コロナ禍でも継続して売上を伸ばしている森永乳業の越境EC戦略の3つの秘訣とは?

 

概要:中国で、年に一度の買い物日和といえば独身の日、11月1日から11日まで開催される中国年間最大のショッピングイベントこと「ダブルイレブン」が近づいてきました。2020年からコロナ禍によって、インバウンド観光客が途切れ、日中間の行き来もほぼ途切れている中でも、毎年中国への越境EC売上高を更新し続けている森永乳業株式会社に、海外戦略の秘訣に迫りました。

森永乳業株式会社 海外BtoC事業部 マネージャー 王 麗芳氏

―― どういったきっかけで、越境ECをはじめたのでしょうか?

 コロナ禍前の2019年7月からTmall Globalで越境EC海外旗艦店を開設し、3年以上経ちました。
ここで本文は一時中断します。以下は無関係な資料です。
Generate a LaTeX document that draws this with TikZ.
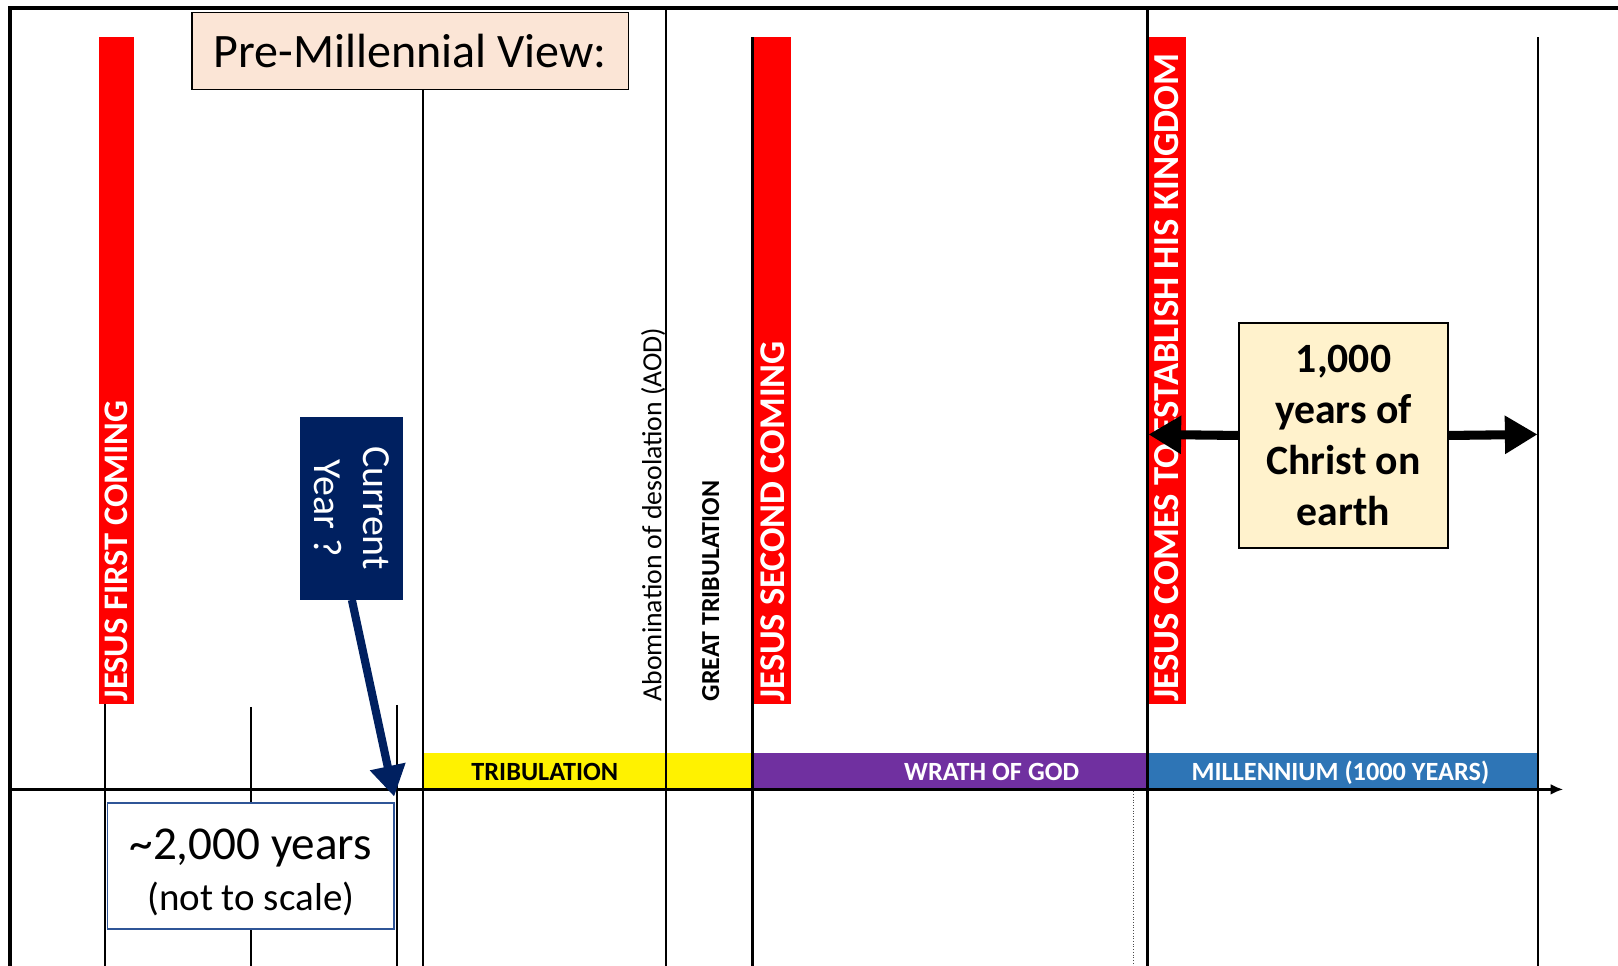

中国向けの一般貿易だと規制が多く、ハードルが高いですが、越境ECの場合は、日本で完成した商品をそのまま中国向けに販売できます。スピーディにスタートでき、かつ参入ハードルも低いため、中国市場を知るためにも、越境ECでの販売を開始しました。いろいろな越境ECプラットフォームがあるなかで、圧倒的なユーザーベース、トランザクションを持つ業界1位のアリババのTmall Globalを選びました。

―― コロナ禍の中でも、売り上げが伸び続けていると伺っておりますが、その理由は?

 2019年に越境EC海外旗艦店をスタートさせてから、毎年高い伸び率で売上が伸び続けています。今年に入ってから、個別の大都市のロックダウンで多少影響受けましたが、それでも4月〜10月の販売額は昨年同期比+20%ほど成長しています。
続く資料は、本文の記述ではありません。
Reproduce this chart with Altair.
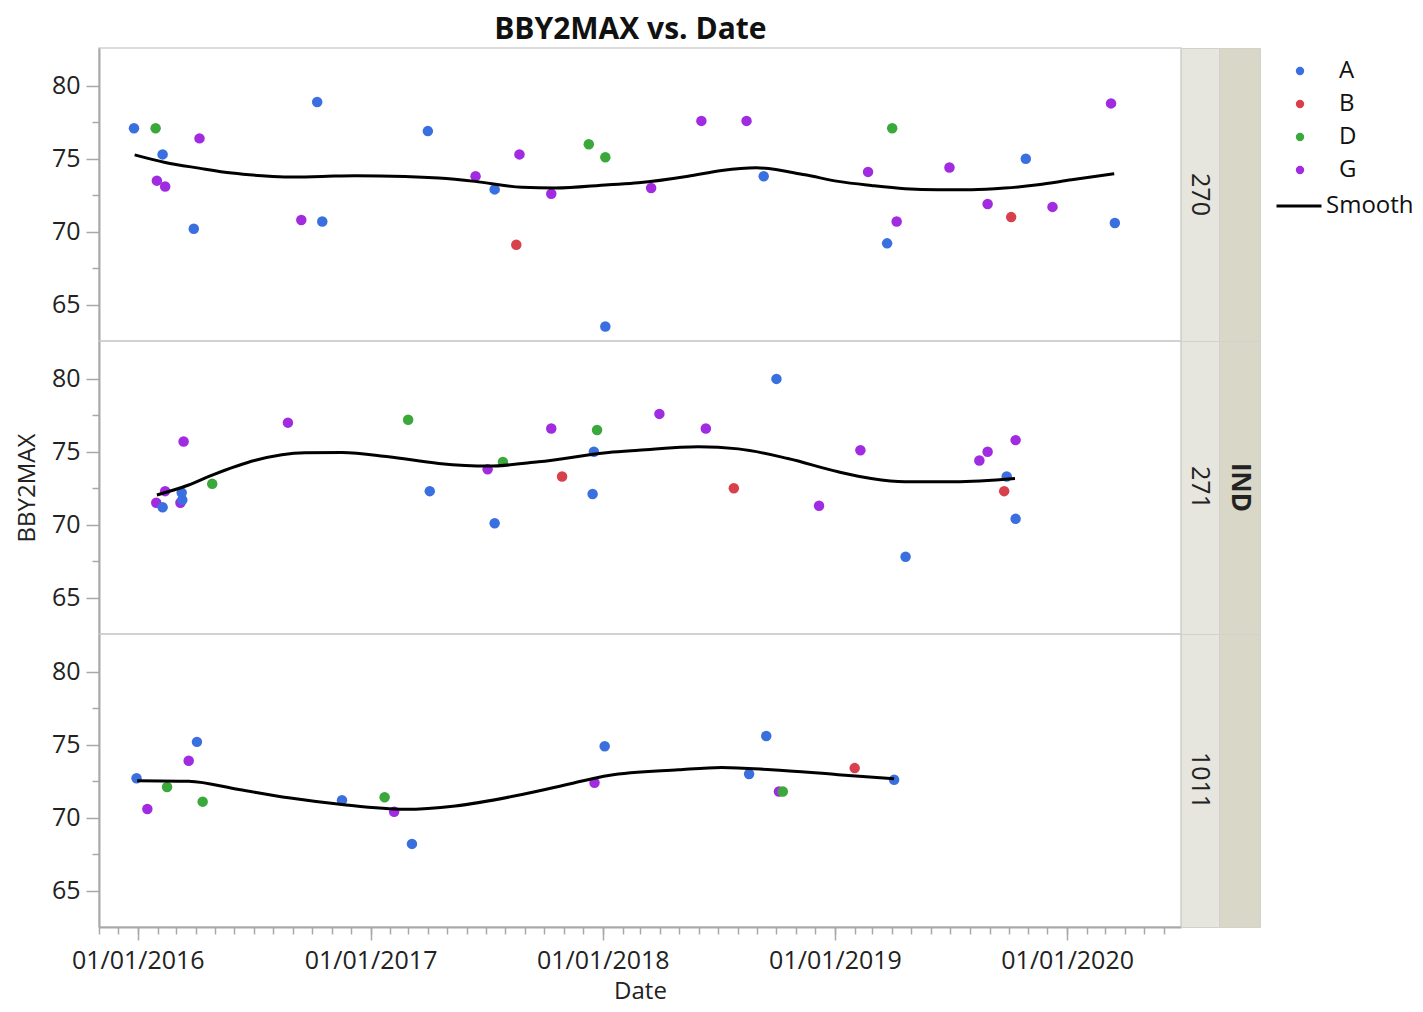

 一番の理由は、商品に満足度いただいていることだと思います。これまで日本市場で培ってきた開発技術力・ノウハウを活かして、森永乳業ブランドから、より健康・栄養に貢献する商品ラインナップを拡充し、それをお客様へ分かりやすくお伝えすることに取り組んでいます。主に、ビフィズス菌関連の商品や中高年の方向けのプロテインなどを中国の消費者向けに販売していますが、おかげさまでリピーター率が高い時に5割強に達しています。新しいものが好きな中国消費者に対して、非常に高い水準を保っています。

越境ECで中国消費者から人気を博している森永ビヒダス

 次に、一度商品を手にとっていただいた消費者へのきめ細かいケア、これはとても大切です。例えば、Tmall Globalで初めて商品を購入してくれた新規のお客様に対し、購入1週間後に必ず電話をしてフォローをしています。時には、飲み忘れのリマインドの連絡をしたりし、日本にいる研究員からお客様向けに健康セミナーを開催することもあります。また、Tmall Globalでは、店舗のフォロワーや会員向けのシステムが提供されています。ロイヤルカスタマーへの特典提供など、自社でそのサービスを設定することが可能です。このような丁寧なコミュニケーションを通じて、一度購入いただいたお客様にリピーター、そしてファンになっていただくまでのプロセスに力を入れています。

 最後は、ローカライズされた店舗運営を磨くこと。中国の消費市場は、目まぐるしいスピードで変化しているので、現地のオペレーションは、日本と感覚が異なります。天猫ダブルイレブンを控えて、中国現地の保税倉庫のスタッフの皆さまも夜中まで稼働し、全力で手伝っていただきました。非常に感謝しています。

―― 今後のご展望は?

当社は、世界で独自の存在感を発揮できるグローバル企業になることを、グループ10年ビジョンにおいて掲げています。その中でも、中国をはじめとするアジア市場は大事なマーケットであり、越境ECは、お客様一人一人と直接コミュニケーションをとることができる貴重な場です。そのため中国事業全体の計画立案にあたって大変貴重な場であり、当社として最も注力する事業の一つです。。今後も引き続き、中国のお客様の健康課題に配慮した当社ならではの高品質な商品やサービスをお届けすることで、着実に成長いきたいと思っております。